Opened: August 2021
Architects: Hanbury
The words “creativity” and “innovation” are common on
the Virginia Tech University campus. Beginning with the 2021-2022 academic
year, those traits received a permanent home with the launch of the Creativity
and Innovation District Living-Learning Program and an accompanying 232,000-square-foot
residence hall for 600 students.
The goal of the program is to take elements of a traditional
living-learning community as well as those of a residential college and make
something, well…. creative and innovative. Led by resident faculty
principal Tim Baird, the program strives
to develop student leadership, community traditions, and faculty mentorship
relations.
There are three separate living-learning communities within
the program. The Studio 72 community focuses on artistic development and
collaborative art-making via showcases and workshops with visiting artists and
faculty.
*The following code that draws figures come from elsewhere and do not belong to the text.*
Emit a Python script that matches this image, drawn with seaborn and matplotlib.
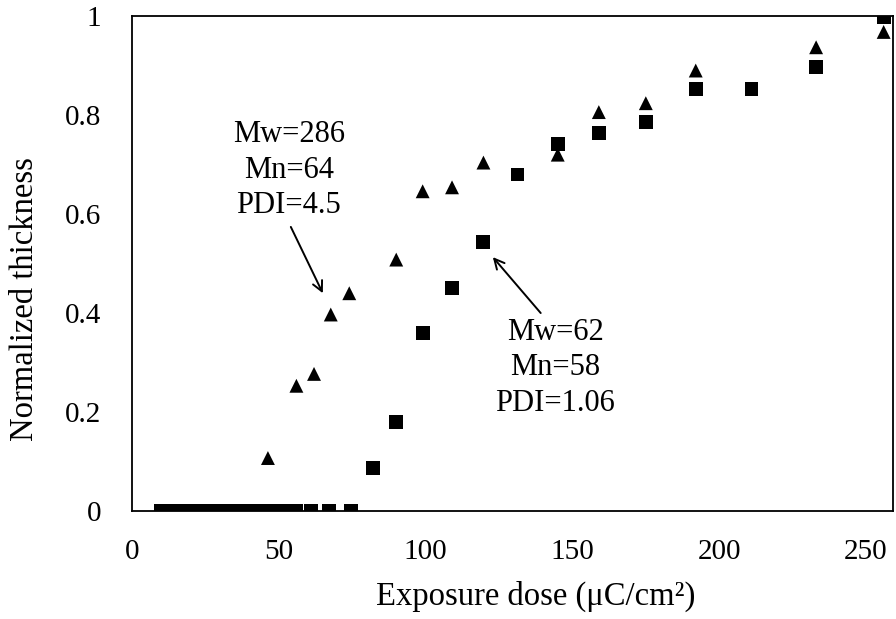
import matplotlib
matplotlib.use("Agg")
import matplotlib.pyplot as plt
import seaborn as sns
import pandas as pd

# Data: Mw=286 (triangles) and Mw=62 (squares)
dose_tri = [10, 11, 12, 13, 14, 15, 16, 17, 18, 19, 20, 22, 24, 26, 28, 30, 33, 36, 39, 42,
            46.3, 56, 62, 67.7, 74, 90, 99, 109, 119.7, 145, 159, 175, 192, 233, 256]
thick_tri = [0] * 20 + [0.107, 0.253, 0.277, 0.397, 0.44, 0.508, 0.646, 0.654, 0.704,
                        0.72, 0.806, 0.824, 0.89, 0.937, 0.968]

dose_sq = [10, 12, 14, 16, 18, 20, 22, 24, 26, 28, 30, 33, 36, 39, 42,
           46.3, 51, 56, 61, 67, 74.5, 82, 90, 99, 109, 119.7, 131.3, 145, 159, 175,
           192, 211, 233, 256]
thick_sq = [0] * 21 + [0.087, 0.18, 0.36, 0.45, 0.543, 0.68, 0.741, 0.763, 0.786,
                       0.852, 0.852, 0.897, 0.998]

series_names = ["Mw=286", "Mw=62"]
x_ticks = [0, 50, 100, 150, 200, 250]
y_ticks = [0, 0.2, 0.4, 0.6, 0.8, 1.0]
y_tick_labels = ["0", "0.2", "0.4", "0.6", "0.8", "1"]
label_286 = "Mw=286\nMn=64\nPDI=4.5"
label_62 = "Mw=62\nMn=58\nPDI=1.06"

df = pd.concat([
    pd.DataFrame({"dose": dose_tri, "thick": thick_tri, "series": series_names[0]}),
    pd.DataFrame({"dose": dose_sq, "thick": thick_sq, "series": series_names[1]}),
], ignore_index=True)

sns.set_theme(style="white")
plt.rcParams["font.family"] = ["Liberation Serif", "DejaVu Serif"]

fig = plt.figure(figsize=(8.96, 6.19), dpi=100)
ax = fig.add_axes([0.1473, 0.1745, 0.8494, 0.7995])

sns.scatterplot(data=df, x="dose", y="thick", style="series",
                markers={series_names[0]: "^", series_names[1]: "s"},
                color="black", s=100, linewidth=0, legend=False, ax=ax)

ax.set_xlim(0, 259.2)
ax.set_ylim(0, 1)
ax.set_xticks(x_ticks)
ax.set_xticklabels([str(t) for t in x_ticks])
ax.set_yticks(y_ticks)
ax.set_yticklabels(y_tick_labels)
ax.tick_params(axis="both", direction="in", length=6, width=1.2, labelsize=21,
               colors="black")
ax.tick_params(axis="y", pad=22)
ax.tick_params(axis="x", pad=20)
for sp in ax.spines.values():
    sp.set_visible(True)
    sp.set_color("black")
    sp.set_linewidth(1.3)

ax.set_xlabel("Exposure dose (μC/cm²)", fontsize=23.5, color="black")
ax.set_ylabel("Normalized thickness", fontsize=23.5, color="black")
ax.xaxis.set_label_coords(0.531, -0.142)
ax.yaxis.set_label_coords(-0.121, 0.428)

# annotation texts
ax.text(53.4, 0.689, label_286, ha="center", va="center", fontsize=22,
        linespacing=1.3, color="black")
ax.text(144.2, 0.289, label_62, ha="center", va="center", fontsize=22,
        linespacing=1.3, color="black")
# arrows
ax.annotate("", xy=(65.0, 0.440), xytext=(54.1, 0.574),
            arrowprops=dict(arrowstyle="->", color="black", lw=1.4,
                            shrinkA=0, shrinkB=0, mutation_scale=18))
ax.annotate("", xy=(122.9, 0.513), xytext=(139.2, 0.400),
            arrowprops=dict(arrowstyle="->", color="black", lw=1.4,
                            shrinkA=0, shrinkB=0, mutation_scale=18))

fig.savefig("out.png", dpi=100, facecolor="white")
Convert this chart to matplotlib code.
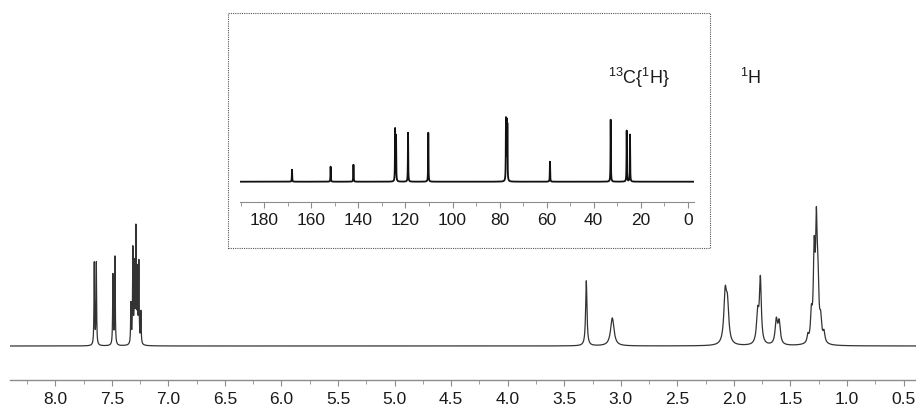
import numpy as np
import matplotlib.pyplot as plt
from matplotlib.ticker import MultipleLocator
from matplotlib.patches import Rectangle

plt.rcParams['font.family'] = ['Liberation Sans', 'DejaVu Sans']
plt.rcParams['mathtext.default'] = 'regular'

# 1H spectrum: peak positions (ppm), heights, half widths (ppm)
h_shift = [7.655, 7.637, 7.490, 7.472, 7.331, 7.314, 7.300, 7.287, 7.274, 7.261, 7.243,
           3.305, 3.075, 2.077, 2.057, 1.790, 1.766, 1.625, 1.600,
           1.346, 1.315, 1.290, 1.271, 1.258, 1.233, 1.204]
h_height = [82, 82, 70, 88, 40, 94, 76, 112, 70, 80, 32,
            65, 28, 48, 36, 30, 64, 24, 22,
            7, 26, 86, 100, 56, 20, 10]
h_width = [0.003, 0.003, 0.003, 0.003, 0.003, 0.003, 0.003, 0.003, 0.003, 0.003, 0.003,
           0.007, 0.018, 0.014, 0.014, 0.012, 0.010, 0.012, 0.012,
           0.008, 0.009, 0.009, 0.008, 0.010, 0.010, 0.010]

# 13C{1H} spectrum
c_shift = [168.2, 151.8, 142.1, 124.4, 124.0, 118.9, 110.3, 77.3, 77.0, 76.7, 58.6, 32.8, 26.0, 24.6]
c_height = [12, 15, 17, 52, 45, 49, 49, 60, 56, 54, 20, 62, 51, 47]
c_width = 0.08

h_ticks = [8.0, 7.5, 7.0, 6.5, 6.0, 5.5, 5.0, 4.5, 4.0, 3.5, 3.0, 2.5, 2.0, 1.5, 1.0, 0.5]
c_ticks = [180, 160, 140, 120, 100, 80, 60, 40, 20, 0]


def spectrum(x, shifts, heights, widths):
    y = np.zeros_like(x)
    widths = np.broadcast_to(widths, len(shifts))
    for s, hgt, w in zip(shifts, heights, widths):
        y += hgt * w**2 / ((x - s)**2 + w**2)
    return y


W, H = 916, 407
fig = plt.figure(figsize=(W / 100, H / 100), dpi=100)

line_col = '#333333'
axis_col = '#8c8c8c'
text_col = '#1a1a1a'

# main 1H axes (pixel-based layout)
ax = fig.add_axes([10 / W, (H - 380) / H, (W - 10) / W, 380 / H])
xh = np.linspace(8.4, 0.39, 20000)
ax.plot(xh, spectrum(xh, h_shift, h_height, h_width), color=line_col, lw=0.9)
ax.set_xlim(8.4, 0.39)
ax.set_ylim(-34, 346)
for s in ['top', 'left', 'right']:
    ax.spines[s].set_visible(False)
ax.spines['bottom'].set_color(axis_col)
ax.spines['bottom'].set_linewidth(1.0)
ax.set_yticks([])
ax.set_xticks(h_ticks)
ax.set_xticklabels([f'{t:.1f}' for t in h_ticks])
ax.xaxis.set_minor_locator(MultipleLocator(0.25))
ax.tick_params(axis='x', which='major', length=4, color=axis_col, labelsize=12.5,
               labelcolor=text_col, pad=5)
ax.tick_params(axis='x', which='minor', length=3, color=axis_col)
ax.patch.set_alpha(0)

# dotted inset frame
frame = Rectangle((228 / W, (H - 248) / H), (710 - 228) / W, (248 - 12.5) / H,
                  transform=fig.transFigure, fill=False, ls=(0, (1, 1)),
                  lw=0.8, ec='#555555')
fig.patches.append(frame)

# inset 13C axes
ins = fig.add_axes([240 / W, (H - 202) / H, (694 - 240) / W, 110 / H])
xc = np.linspace(190.3, -2.6, 40000)
ins.plot(xc, spectrum(xc, c_shift, c_height, c_width), color='#111111', lw=1.3)
ins.set_xlim(190.3, -2.6)
ins.set_ylim(-20.3, 89.7)
for s in ['top', 'left', 'right']:
    ins.spines[s].set_visible(False)
ins.spines['bottom'].set_color(axis_col)
ins.set_yticks([])
ins.set_xticks(c_ticks)
ins.xaxis.set_minor_locator(MultipleLocator(10))
ins.tick_params(axis='x', which='major', length=4, color=axis_col, labelsize=12.5,
                labelcolor=text_col, pad=4)
ins.tick_params(axis='x', which='minor', length=3, color=axis_col)
ins.patch.set_alpha(0)

fig.text(608 / W, (H - 78) / H, r'$^{13}$C{$^{1}$H}', fontsize=13, color=text_col,
         ha='left', va='center')
fig.text(740 / W, (H - 78) / H, r'$^{1}$H', fontsize=13, color=text_col,
         ha='left', va='center')

fig.savefig('out.png', dpi=100)
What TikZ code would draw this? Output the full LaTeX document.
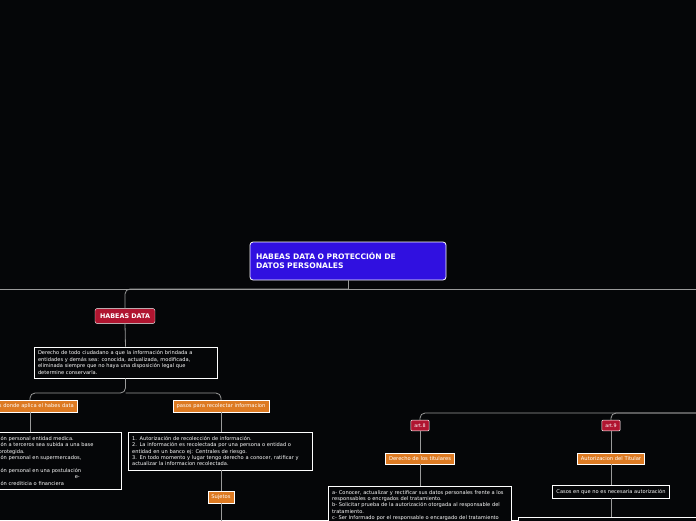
\documentclass[tikz,border=0pt]{standalone}
\usepackage{fontspec}
\setmainfont{DejaVu Sans}
\usetikzlibrary{positioning}
\hyphenpenalty=10000
\definecolor{bg}{HTML}{050608}
\definecolor{titleblue}{HTML}{3010E0}
\definecolor{redtag}{HTML}{B01530}
\definecolor{orangetag}{HTML}{DD7A22}
\definecolor{wire}{HTML}{9A9A9A}
\begin{document}
\begin{tikzpicture}[x=1pt,y=-1pt,
  main_title/.style={draw=white,line width=0.8pt,fill=titleblue,rounded corners=3pt,text=white,font=\bfseries\fontsize{7.6}{9}\selectfont,align=left,text width=184pt,inner sep=6pt,minimum height=38pt},
  red_tag/.style={draw=white!70,fill=redtag,rounded corners=2pt,text=white,font=\bfseries\fontsize{6.4}{7}\selectfont,inner sep=5pt},
  small_tag/.style={draw=white!60,fill=redtag,rounded corners=1pt,text=white,font=\fontsize{4.8}{5}\selectfont,inner sep=3.5pt},
  orange_tag/.style={draw=white!50,fill=orangetag,text=white,font=\fontsize{5.2}{6}\selectfont,inner sep=3.5pt},
  text_box/.style={draw=white!60,fill=bg,text=white,font=\fontsize{5.1}{6.4}\selectfont,align=left,inner sep=4pt},
  link/.style={draw=wire,line width=0.8pt,rounded corners=5pt}]
\fill[bg] (0,0) rectangle (696,520);
\useasboundingbox (0,0) rectangle (696,520);
\clip (0,0) rectangle (696,520);

\node[main_title] (title) at (348,261) {HABEAS DATA O PROTECCIÓN DE\\DATOS PERSONALES};
\node[red_tag] (habeas) at (125,316) {HABEAS DATA};
\node[text_box,text width=175pt,minimum height=31pt] (defin) at (125.5,362.5) {Derecho de todo ciudadano a que la información brindada a entidades y demás sea: conocida, actualizada, modificada, eliminada siempre que no haya una disposición legal que determine conservarla.};
\node[orange_tag] (donde) at (30,406) {Casos donde aplica el habes data};
\node[orange_tag] (pasos) at (221,406) {pasos para recolectar informacion};
\node[text_box,anchor=north east,text width=142pt] (casos) at (121,432) {-Información personal  entidad medica.\\-Información a terceros sea subida a una base\\ de datos protegida.\\-Información personal en supermercados,\\ comercio.\\-Información personal en una postulación\\ \hspace*{100pt}e-\\-Información crediticia o financiera};
\node[text_box,text width=176pt,anchor=north west] (pasosbox) at (128,432) {1. Autorización de recolección de información.\\2. La información es recolectada por una persona o entidad o entidad en un banco ej: Centrales de riesgo.\\3. En todo momento y lugar tengo derecho a conocer, ratificar y actualizar la informacion recolectada.};
\node[orange_tag] (sujetos) at (221,497) {Sujetos};

\node[small_tag] (art8) at (420,425.5) {art.8};
\node[small_tag] (art9) at (611,425.5) {art.9};
\node[orange_tag] (derecho) at (420,458.5) {Derecho de los titulares};
\node[orange_tag] (autoriz) at (611,458.5) {Autorizacion del Titular};
\node[text_box,text width=175pt,anchor=north west] (derbox) at (328,486) {a- Conocer, actualizar y rectificar sus datos personales frente a los responsables o encrgados del tratamiento.\\b- Solicitar prueba de la autorización otorgada al responsable del tratamiento.\\c- Ser Informado por el responsable o encargado del tratamiento};
\node[text_box] (nonec) at (611,491.5) {Casos en que no es necesaria autorización};
\coordinate (lowbox) at (518,517);
\node[text_box,anchor=north west,text width=200pt,minimum height=20pt] at (lowbox) {};

\coordinate (hub) at (348,289);
\coordinate (lefthub) at (0,289);
\coordinate (righthub) at (696,289);
\coordinate (farright) at (696,413);
\coordinate (defhub) at (125.5,393);

\draw[link] (title.south) -- (hub);
\draw[link] (lefthub) -- (righthub);
\draw[link] (hub) -| (habeas.north);
\draw[link] (habeas.south) -- (defin.north);
\draw[link] (defin.south) -- (defhub) -| (donde.north);
\draw[link] (defhub) -| (pasos.north);
\draw[link] (donde.south) -- (donde.south |- casos.north);
\draw[link] (pasos.south) -- (pasosbox.north -| pasos.south);
\draw[link] (pasosbox.south -| sujetos.north) -- (sujetos.north);
\draw[link] (sujetos.south) -- ++(0,30);
\draw[link] (art8.north) |- (farright);
\draw[link] (art9.north) |- (farright);
\draw[link] (art8.south) -- (derecho.north);
\draw[link] (art9.south) -- (autoriz.north);
\draw[link] (derecho.south) -- (derecho.south |- derbox.north);
\draw[link] (autoriz.south) -- (nonec.north);
\draw[link] (nonec.south) -- (nonec.south |- lowbox);
\end{tikzpicture}
\end{document}
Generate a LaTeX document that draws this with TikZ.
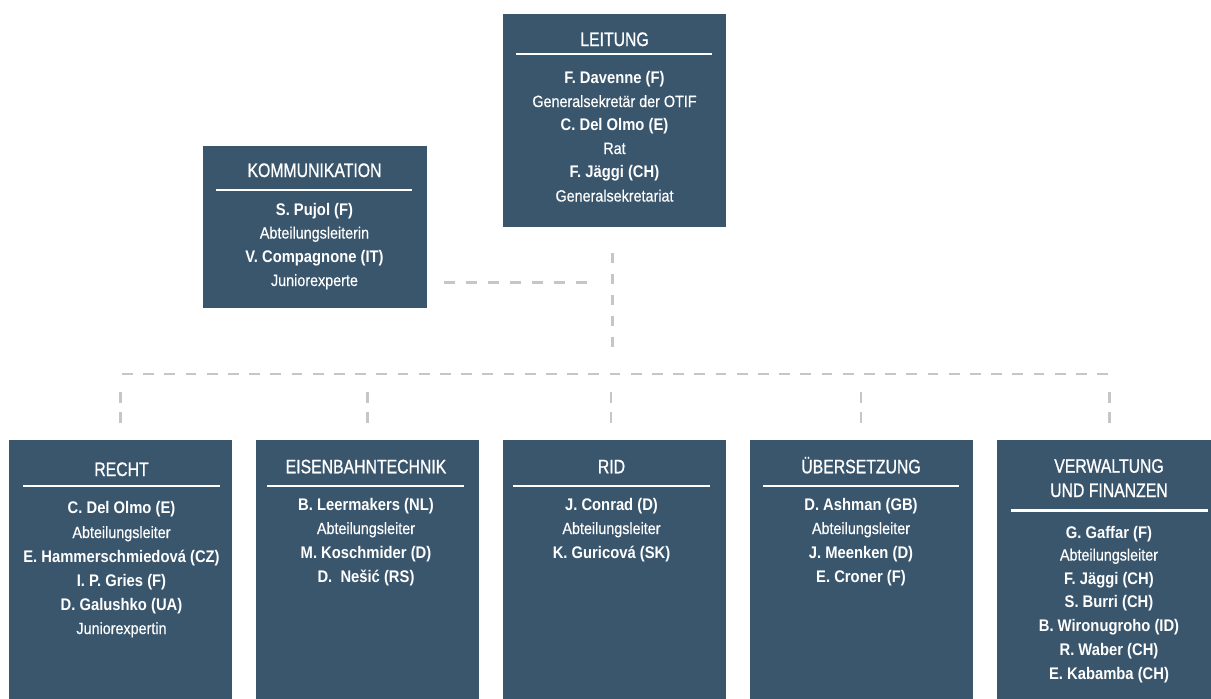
\documentclass[tikz,border=0pt]{standalone}
\usepackage{fontspec}
\newfontfamily\cond{Liberation Sans}[FakeStretch=0.88]
\newfontfamily\condR{Liberation Sans}[FakeStretch=0.88, FakeBold=0.4]
\newfontfamily\condT{Liberation Sans}[FakeStretch=0.81, FakeBold=0.9]
\newcommand\ttlfont{\condT\fontsize{19.5}{22}\selectfont}
\newcommand\nmfont{\cond\bfseries\fontsize{16.8}{20}\selectfont}
\newcommand\rgfont{\condR\fontsize{16.3}{20}\selectfont}
\definecolor{boxblue}{HTML}{3A566D}
\definecolor{dashgray}{HTML}{C6C6C6}
\tikzset{
  box/.style={fill=boxblue, draw=none, inner sep=0pt, outer sep=0pt, anchor=north west},
  ttl/.style={text=white, font=\ttlfont, anchor=base, inner sep=0pt},
  nm/.style={text=white, font=\nmfont, anchor=base, inner sep=0pt},
  rg/.style={text=white, font=\rgfont, anchor=base, inner sep=0pt},
  hrule/.style={draw=white, line width=2.6pt},
  conn/.style={draw=dashgray, line width=2.6pt},
}
\begin{document}
\begin{tikzpicture}[x=1pt,y=-1pt]
\useasboundingbox (0,0) rectangle (1211,699);

% ---------- boxes ----------
\node[box, minimum width=223pt, minimum height=213pt] (leit) at (503,14) {};
\node[box, minimum width=224pt, minimum height=162pt] (komm) at (203,146) {};
\node[box, minimum width=223pt, minimum height=259pt] (recht) at (9,440) {};
\node[box, minimum width=223pt, minimum height=259pt] (eisen) at (256,440) {};
\node[box, minimum width=223pt, minimum height=259pt] (rid) at (503,440) {};
\node[box, minimum width=223pt, minimum height=259pt] (uber) at (750,440) {};
\node[box, minimum width=214pt, minimum height=259pt] (verw) at (997,440) {};

% ---------- LEITUNG ----------
\node[ttl] (leitT) at (614.5,46) {LEITUNG};
\draw[hrule] (516,54) -- (712,54);
\node[nm] (leit1) at (614.5,83) {F. Davenne (F)};
\node[rg] (leit2) at (614.5,107) {Generalsekretär der OTIF};
\node[nm] (leit3) at (614.5,130) {C. Del Olmo (E)};
\node[rg] (leit4) at (614.5,154) {Rat};
\node[nm] (leit5) at (614.5,177) {F. Jäggi (CH)};
\node[rg] (leit6) at (614.5,201.5) {Generalsekretariat};

% ---------- KOMMUNIKATION ----------
\node[ttl] (kommT) at (314.5,177) {KOMMUNIKATION};
\draw[hrule] (216,190) -- (412,190);
\node[nm] (komm1) at (314.5,215.5) {S. Pujol (F)};
\node[rg] (komm2) at (314.5,238.5) {Abteilungsleiterin};
\node[nm] (komm3) at (314.5,262) {V. Compagnone (IT)};
\node[rg] (komm4) at (314.5,286) {Juniorexperte};

% ---------- RECHT ----------
\node[ttl] (rechtT) at (121.5,476) {RECHT};
\draw[hrule] (23,486) -- (220,486);
\node[nm] (recht1) at (121.5,513.5) {C. Del Olmo (E)};
\node[rg] (recht2) at (121.5,538) {Abteilungsleiter};
\node[nm] (recht3) at (121.5,562) {E. Hammerschmiedová (CZ)};
\node[nm] (recht4) at (121.5,586) {I. P. Gries (F)};
\node[nm] (recht5) at (121.5,610) {D. Galushko (UA)};
\node[rg] (recht6) at (121.5,634) {Juniorexpertin};

% ---------- EISENBAHNTECHNIK ----------
\node[ttl] (eisenT) at (366,473.3) {EISENBAHNTECHNIK};
\draw[hrule] (267,486) -- (464,486);
\node[nm] (eisen1) at (366,510.7) {B. Leermakers (NL)};
\node[rg] (eisen2) at (366,534) {Abteilungsleiter};
\node[nm] (eisen3) at (366,558) {M. Koschmider (D)};
\node[nm] (eisen4) at (366,582) {D.\ \ Nešić (RS)};

% ---------- RID ----------
\node[ttl] (ridT) at (611.5,473.3) {RID};
\draw[hrule] (513,486) -- (710,486);
\node[nm] (rid1) at (611.5,510.7) {J. Conrad (D)};
\node[rg] (rid2) at (611.5,534) {Abteilungsleiter};
\node[nm] (rid3) at (611.5,558) {K. Guricová (SK)};

% ---------- UEBERSETZUNG ----------
\node[ttl] (uberT) at (861,473.3) {ÜBERSETZUNG};
\draw[hrule] (763,486) -- (959,486);
\node[nm] (uber1) at (861,510.7) {D. Ashman (GB)};
\node[rg] (uber2) at (861,534) {Abteilungsleiter};
\node[nm] (uber3) at (861,558) {J. Meenken (D)};
\node[nm] (uber4) at (861,582) {E. Croner (F)};

% ---------- VERWALTUNG ----------
\node[ttl] (verwT1) at (1109,472.7) {VERWALTUNG};
\node[ttl] (verwT2) at (1109,497) {UND FINANZEN};
\draw[hrule] (1011,510.3) -- (1208,510.3);
\node[nm] (verw1) at (1109,538) {G. Gaffar (F)};
\node[rg] (verw2) at (1109,560.5) {Abteilungsleiter};
\node[nm] (verw3) at (1109,584) {F. Jäggi (CH)};
\node[nm] (verw4) at (1109,607.5) {S. Burri (CH)};
\node[nm] (verw5) at (1109,631.5) {B. Wironugroho (ID)};
\node[nm] (verw6) at (1109,655) {R. Waber (CH)};
\node[nm] (verw7) at (1109,679) {E. Kabamba (CH)};

% ---------- connectors ----------
\coordinate (busL) at (122,374);
\coordinate (busR) at (1108.5,374);
\coordinate (hub) at (612.7,374);
\coordinate (kj) at (612.7,282.3);

% Leitung down to bus
\draw[conn, dash pattern=on 10pt off 10.83pt, shorten <=26.3pt, shorten >=27pt]
  (leit.south -| hub) -- (hub);
% Kommunikation to main line
\draw[conn, dash pattern=on 11pt off 11pt, shorten <=17pt, shorten >=25.4pt]
  (komm.east |- kj) -- (kj);
% bus
\draw[conn, dash pattern=on 10.7pt off 10.5pt] (busL) -- (busR);
% stubs
\foreach \n/\x in {recht/120.3, eisen/367.3, rid/611, uber/861, verw/1109.3}{
  \coordinate (b\n) at (\x,374);
  \draw[conn, dash pattern=on 10.7pt off 9.3pt, shorten <=18pt, shorten >=17.3pt]
    (b\n) -- (b\n |- \n.north);
}
\end{tikzpicture}
\end{document}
The Rhizome community, meanwhile, digs into the ways design and
planning help shape built and natural environments. And the Innovate
living-learning community works to nurture entrepreneurs and leaders in a
variety of fields, helping develop business ideas or continuing existing
projects.
Student Bennett Kawas, who serves as the chief operating officer of Innovate LLC's student leadership, said that “being part of the inaugural cohort for CID has opened up a wealth of opportunities that were never in my original plan coming into Virginia Tech as a freshman.” He touted the hall's features noting that “pairing the ability to not only live but also work and play in this space allows faculty and students to interact in a more personalized manner, and it brings out the best in them. I can't tell you how many times I will see students spending late nights in the makerspace hard at work on their class projects, or professors come in extra early to prepare the performance hall for their orchestras.”
Rooms primarily are traditional layouts for two students with some suite-style rooms reserved for campus student-athletes. Since its opening, the project has received a number of architecture and design-build awards noting how the space incorporated different community and teaching spaces, visual arts studios, makerspaces, both a metal and a wood shop, music practice spaces, a performance theater, and a multimedia library.